Is your number of indexed pages about the same? Is there a corresponding jump in the number of pages "ever crawled"?
|Does Google just recall old URLs from time to time and simply adds them the the tally? Or invent their own? |
Invented pages can't count here, because if it can't find the page it can't crawl it. Old URLs, yes. This is a pretty new wmt category-- only goes back, what, a month or two?-- so they're still pulling in information. The "ever crawled" category also includes pages you've moved and/or renamed. So anything with the pattern
oldname > 301 > newname
will eventually settle down to
pages ever crawled: 2
pages indexed: 1
pages not selected: 1
Thanks, Lucy24. The "ever crawled" also goes up but not at the same rate. "Ever crawled" used to be 5 times more than the sum of "indexed" and "not selected" . Then, over time, it came closer to the sum, although still not quite there yet (still about 10% higher than the sum of all other types).
I think I should just chalk it up the data not fully in.
It is unfortunate that they do not differentiate between internal duplicates and 301 redirects which could be counted as "internal duplicates, rectified". In other words, it would be very useful to see how many internal duplicates exist and how many of those were fixed, in case you're working on eliminating duplicates.
Let's hope this tool will evolve into something more useful!
I've got "ever crawled" figures at 80 to 100 times the "indexed" number on sites with major tehnical duplicate content issues that have been cleaned up.
My site is having problem now. It was difficult to get crawled by Google. I have only minimal backlinks.
I had an issue with this on a wordpress site and a change I made reduced it by nearly 100%. I am not sure you are experiencing the same problems or not but have a read - [webmasterworld.com...] I go into a bit more detail in the 4th post and posted the unexpected GWT related results in the 10th.

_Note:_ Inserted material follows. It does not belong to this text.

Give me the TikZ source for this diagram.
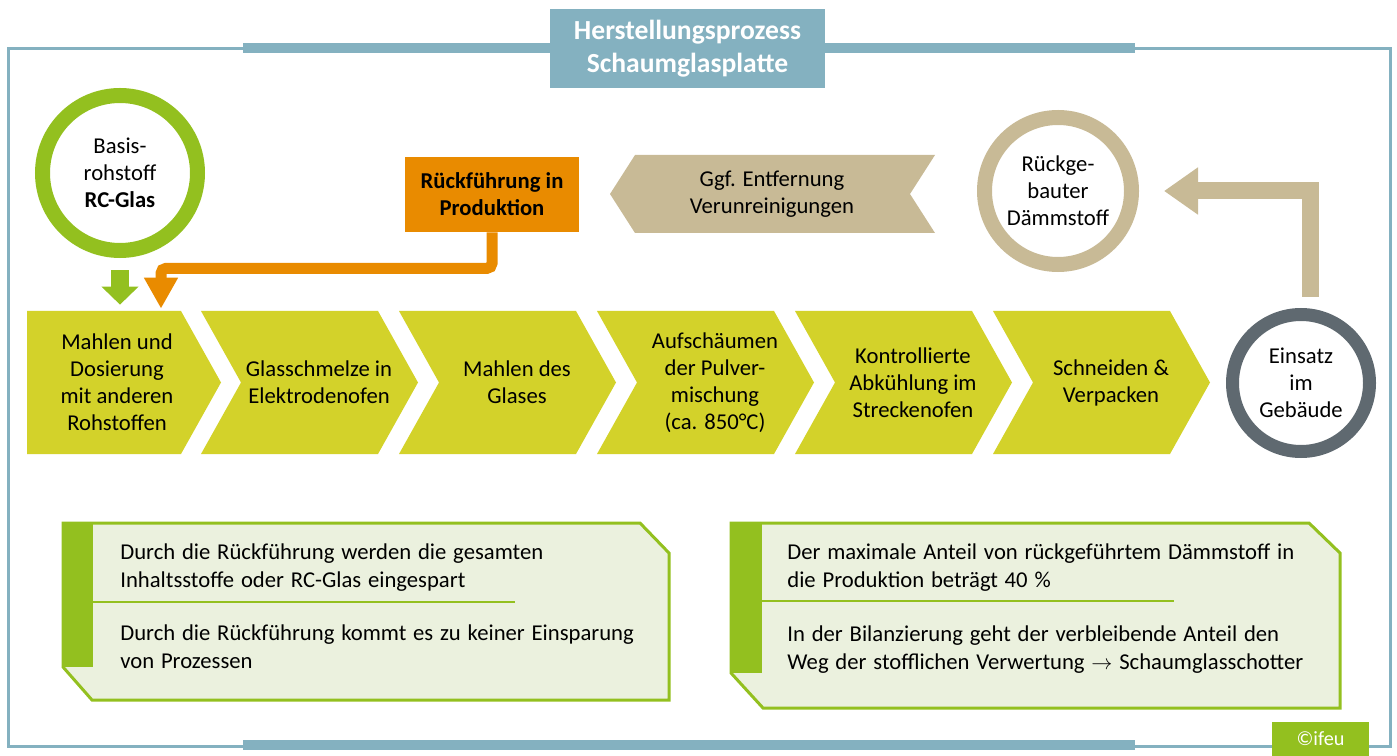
\documentclass[tikz,border=0pt]{standalone}
\usepackage{fontspec}
\setmainfont{Carlito}
\usepackage{tikz}
\usetikzlibrary{arrows.meta, positioning}
\definecolor{ifblue}{RGB}{132,177,192}
\definecolor{ifgreen}{RGB}{147,192,31}
\definecolor{ifchev}{RGB}{211,210,42}
\definecolor{iforange}{RGB}{233,139,0}
\definecolor{iftan}{RGB}{200,186,150}
\definecolor{ifgray}{RGB}{95,105,112}
\definecolor{ifnote}{RGB}{235,241,222}
\newcommand{\bodyfont}{\fontsize{12.9}{15.4}\selectfont}
\newcommand{\notefont}{\fontsize{12.9}{15.4}\selectfont\spaceskip=0.3em plus 0.1em\relax}

\tikzset{
  txt/.style={font=\bodyfont, align=center, inner sep=0pt},
  ring/.style={circle, draw=#1, line width=3mm, align=center, inner sep=0pt, font=\bodyfont},
  frame/.style={ifblue, line width=0.6mm},
  bar/.style={ifblue, line width=2mm},
  notebox/.style={fill=ifnote, draw=ifgreen, line width=0.6mm, line join=miter},
  notetext/.style={font=\notefont, align=left, anchor=base west, inner sep=0pt}
}

\begin{document}
\begin{tikzpicture}[x=0.2mm, y=-0.2mm]
\useasboundingbox (0,0) rectangle (1397,756);

% Title and frame
\node[fill=ifblue, text=white, minimum width=55mm, minimum height=15.8mm, align=center, inner sep=0pt,
      font=\fontsize{15.7}{18.5}\selectfont\bfseries] (title) at (687.5,48.5) {Herstellungsprozess\\Schaumglasplatte};
\node[fill=ifgreen, text=white, minimum width=19.4mm, minimum height=6.8mm, inner sep=0pt,
      font=\fontsize{11.5}{14}\selectfont] (ifeu) at (1320.5,739) {©ifeu};
\draw[frame] (243,49) -- (8,49) -- (8,746) -- (243,746);
\draw[frame] (1135,49) -- (1390,49) -- (1390,746) -- (1369,746);
\draw[frame] (1135,746) -- (1272,746);
\draw[bar] (243,48.5) -- (title.west);
\draw[bar] (title.east) -- (1135,48.5);
\draw[bar] (243,745) -- (1135,745);

% Upper row
\node[ring=ifgreen, minimum size=31mm] (basis) at (120,173) {Basis-\\rohstoff\\\textbf{RC-Glas}};
\node[fill=iforange, minimum width=34.8mm, minimum height=15mm, align=center, inner sep=0pt,
      font=\bodyfont\bfseries] (rueck) at (492,194.5) {Rückführung in\\Produktion};
\fill[iftan] (935,155) -- (635,155) -- (610,194) -- (635,233) -- (935,233) -- (910,194) -- cycle;
\node[txt] (entf) at (772,194) {Ggf. Entfernung\\Verunreinigungen};
\node[ring=iftan, minimum size=29.4mm] (rueckbau) at (1058,191) {Rückge-\\bauter\\Dämmstoff};
\node[ring=ifgray, line width=2.6mm, minimum size=27.4mm] (einsatz) at (1301,383) {Einsatz\\im\\Gebäude};

% Process chevrons
\foreach \i/\txt in {1/{Mahlen und\\Dosierung\\mit anderen\\Rohstoffen},
                     2/{Glasschmelze in\\Elektrodenofen},
                     3/{Mahlen des\\Glases},
                     4/{Aufschäumen\\der Pulver-\\mischung\\(ca. 850°C)},
                     5/{Kontrollierte\\Abkühlung im\\Streckenofen},
                     6/{Schneiden \&\\Verpacken}} {
    \pgfmathsetmacro{\lft}{\i==1 ? 27 : 201+198*(\i-2)}
    \pgfmathsetmacro{\rgt}{\i==1 ? 181 : \lft+177}
    \pgfmathsetmacro{\ntch}{\i==1 ? 0 : 40}
    \pgfmathsetmacro{\cx}{\i==1 ? 117 : \lft+118}
    \fill[ifchev] (\lft,311) -- (\rgt,311) -- (\rgt+40,382.5) -- (\rgt,454) -- (\lft,454) -- (\lft+\ntch,382.5) -- cycle;
    \node[txt, minimum height=28.6mm] (m\i) at (\cx,382.5) {\txt};
}

% Arrows
\draw[ifgreen, line width=3.6mm, -{Triangle[width=7.2mm,length=3.6mm]}, shorten <=2.4mm, shorten >=1.2mm]
    (basis.south) -- (basis.south |- m1.north);
\draw[iforange, line width=2.2mm, rounded corners=1mm, -{Triangle[width=6.4mm,length=6.2mm]}, shorten >=0.4mm]
    (rueck.south) -- ++(0,36) -| ([xshift=8.8mm]m1.north);
\draw[iftan, line width=3.4mm, -{Triangle[width=9mm,length=6.8mm]}, shorten <=2.2mm, shorten >=5mm]
    ([xshift=1.8mm]einsatz.north) |- (rueckbau.east);

% Notes
\filldraw[notebox] (63,523) -- (640,523) -- (669,553) -- (669,700) -- (92,700) -- (63,667) -- cycle;
\fill[ifgreen] (63,523) rectangle (93,667);
\draw[ifgreen, line width=0.4mm] (93,602) -- (515,602);
\node[notetext] (n1a) at (120,587) {Durch die Rückführung werden die gesamten\\Inhaltsstoffe oder RC-Glas eingespart};
\node[notetext] (n1b) at (120,668) {Durch die Rückführung kommt es zu keiner Einsparung\\von Prozessen};

\filldraw[notebox] (731,523) -- (1309,523) -- (1340,553) -- (1340,708) -- (763,708) -- (731,673) -- cycle;
\fill[ifgreen] (731,523) rectangle (762,673);
\draw[ifgreen, line width=0.4mm] (762,601) -- (1174,601);
\node[notetext] (n2a) at (787,587) {Der maximale Anteil von rückgeführtem Dämmstoff in\\die Produktion beträgt 40 \%};
\node[notetext] (n2b) at (787,669) {In der Bilanzierung geht der verbleibende Anteil den\\Weg der stofflichen Verwertung $\rightarrow$ Schaumglasschotter};
\end{tikzpicture}
\end{document}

Mod's note: URL for copying into browser, as WebmasterWorld redirect script breaks the hash character in the above link...
[edited by: Robert_Charlton at 4:08 am (utc) on Sep 20, 2012]
[edit reason] added url [/edit]
I have this with at least two sites where the number of indexed pages has dropped signifcantly. I think it's a Panda issue doesn't anyone else? When GMT tells you that pages are "substantially similar to other pages" that sounds like Panda to me. I could be wrong. I'm still investigating, though.
Found another peculiarity about these Index reports: one of my sites has Ever Crawled *lower* than the sum of Indexed and Not Selected. How's that even possible?
If I add "Blocked by robots[.txt]", I am now having "Ever Crawled" 1.5 times less than the sum of the other types. And I thought "Ever crawled" should be definition be more than the sum of the other types.
So, is this an evidence of Google truly inventing non-existing URLs (perhaps based on query strings) or is this just a technical counting error?
Is it possible that pages crawled by other means (image bot, adsense bot) are added to the index but don't make it into the "Ever crawled" figure, which could be based on traditional Googlebot visits only (just a conjecture)? It would be a silly omission of course but Google engineers are also people, have to keep that in mind :)
I would have to say this to me is Panda data. Both of my Panda eaten sites have 3 to 4 times more "Not Selected" than indexed pages.
All my sites that have minimal "Not Selected" pages were untouched by Panda.
From what I could gather from the sites I am looking after, the pages you noindex contribute to the "Not Selected" total.